Examination priorities

The following is a nonexhaustive list of 2022 priorities the Division of Examinations highlighted:

Financial technologies and crypto assets: Financial technologies will be under increased scrutiny by examiners to review whether broker-dealers and registered investment advisers (RIAs) considered their “unique risks” when designing their regulatory compliance programs, the SEC said.

“RIA and broker-dealer examinations will focus on firms that are, or claim to be, offering new products and services or employing new practices … to assess whether operations and controls in place are consistent with disclosures made and the standard of conduct owed to investors and other regulatory obligations; advice and recommendations, including by algorithms, are consistent with investors’ investment strategies and the standard of conduct owed to such investors; and controls take into account the unique risks associated with such practices,” the SEC said.

Regarding crypto assets, examinations “will continue to review the custody arrangements for such assets and will assess the offer, sale, recommendation, advice, and trading of crypto assets,” the SEC said.

RIAs who manage private funds: Examinations will review advisers’ fiduciary duties and assess risks that “focus on compliance programs, fees and expenses, custody, fund audits, valuation, conflicts of interest, disclosures of investment risks, and controls around material nonpublic information,” the SEC said.
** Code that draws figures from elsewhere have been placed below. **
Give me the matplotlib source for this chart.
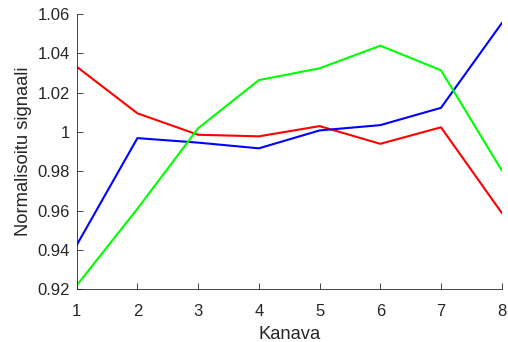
import matplotlib
matplotlib.use('Agg')
import matplotlib.pyplot as plt
from matplotlib.ticker import FuncFormatter

kanava = [1, 2, 3, 4, 5, 6, 7, 8]
punainen = [1.0332, 1.0095, 0.9986, 0.9978, 1.0030, 0.9940, 1.0024, 0.9589]
sininen = [0.9425, 0.9969, 0.9946, 0.9917, 1.0008, 1.0035, 1.0123, 1.0553]
vihrea = [0.9220, 0.9610, 1.0019, 1.0264, 1.0324, 1.0439, 1.0314, 0.9805]
yticks = [0.92, 0.94, 0.96, 0.98, 1.0, 1.02, 1.04, 1.06]

plt.rcParams['font.family'] = ['Liberation Sans', 'DejaVu Sans']
harmaa = '#262626'

fig = plt.figure(figsize=(5.08, 3.42), dpi=100)
ax = fig.add_axes([0.151, 0.154, 0.8366, 0.805])

ax.plot(kanava, punainen, color='#ff0000', lw=1.5)
ax.plot(kanava, sininen, color='#0000ff', lw=1.5)
ax.plot(kanava, vihrea, color='#00ff00', lw=1.5)

ax.set_xlim(1, 8)
ax.set_ylim(0.92, 1.06)
ax.set_xticks(kanava)
ax.set_yticks(yticks)
ax.yaxis.set_major_formatter(FuncFormatter(lambda v, p: '%g' % round(v, 2)))

for s in ['top', 'right']:
    ax.spines[s].set_visible(False)
for s in ['left', 'bottom']:
    ax.spines[s].set_color(harmaa)
    ax.spines[s].set_linewidth(0.6)
ax.tick_params(direction='in', length=4, width=0.6, colors=harmaa, labelsize=12)
ax.tick_params(axis='x', pad=10.5)
ax.tick_params(axis='y', pad=5)

ax.set_xlabel('Kanava', fontsize=13.2, color=harmaa, labelpad=5)
ax.set_ylabel('Normalisoitu signaali', fontsize=13.2, color=harmaa, labelpad=4)

fig.savefig('out.png', dpi=100)
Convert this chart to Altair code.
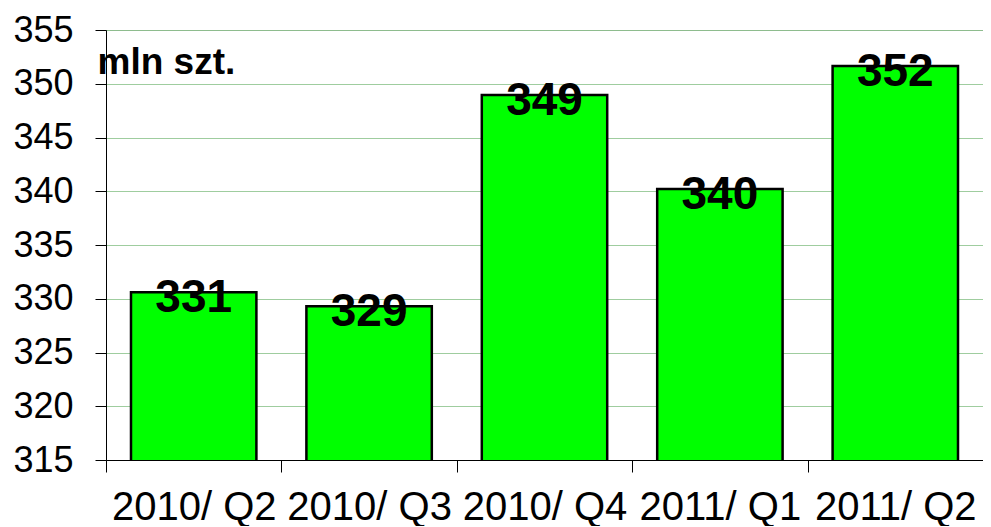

The division will also review private fund advisers’ portfolio strategies, risk management, and investment recommendations and allocations, focusing on conflicts and disclosures around these areas.

Environmental, social, and governance: ESG-related advisory services and investment products, including mutual funds, exchange-traded funds, and private fund offerings, will continue to be a focus, the SEC said.

“Examinations will typically focus on whether RIAs and registered funds are accurately disclosing their ESG investing approaches and have adopted and implemented policies, procedures, and practices designed to prevent violations of the federal securities laws in connection with their ESG-related disclosures, including review of their portfolio management processes and practices,” the agency said.

Proxy voting policies and procedures will also be examined to ensure alignment with ESG-related disclosures and mandates.

Regulation Best Interest (Reg BI): Examinations will focus on how registrants are satisfying their obligations under Reg BI and the Advisers Act fiduciary standard to act in the best interests of retail investors.

“Examinations will include assessments of practices regarding consideration of investment alternatives, management of conflicts of interest, trading, disclosures, account selection, and account conversions and rollovers,” the SEC said.

Information security and operational resiliency: Examinations of broker-dealers’, RIAs’, and other registrants’ practices will continue to focus on “whether firms have taken appropriate measures to safeguard customer accounts and prevent account intrusions; oversee vendors and service providers; address malicious email activities, such as phishing or account intrusions; respond to incidents, including those related to ransomware attacks; identify and detect red flags related to identity theft; and manage operational risk as a result of a dispersed workforce,” the SEC said.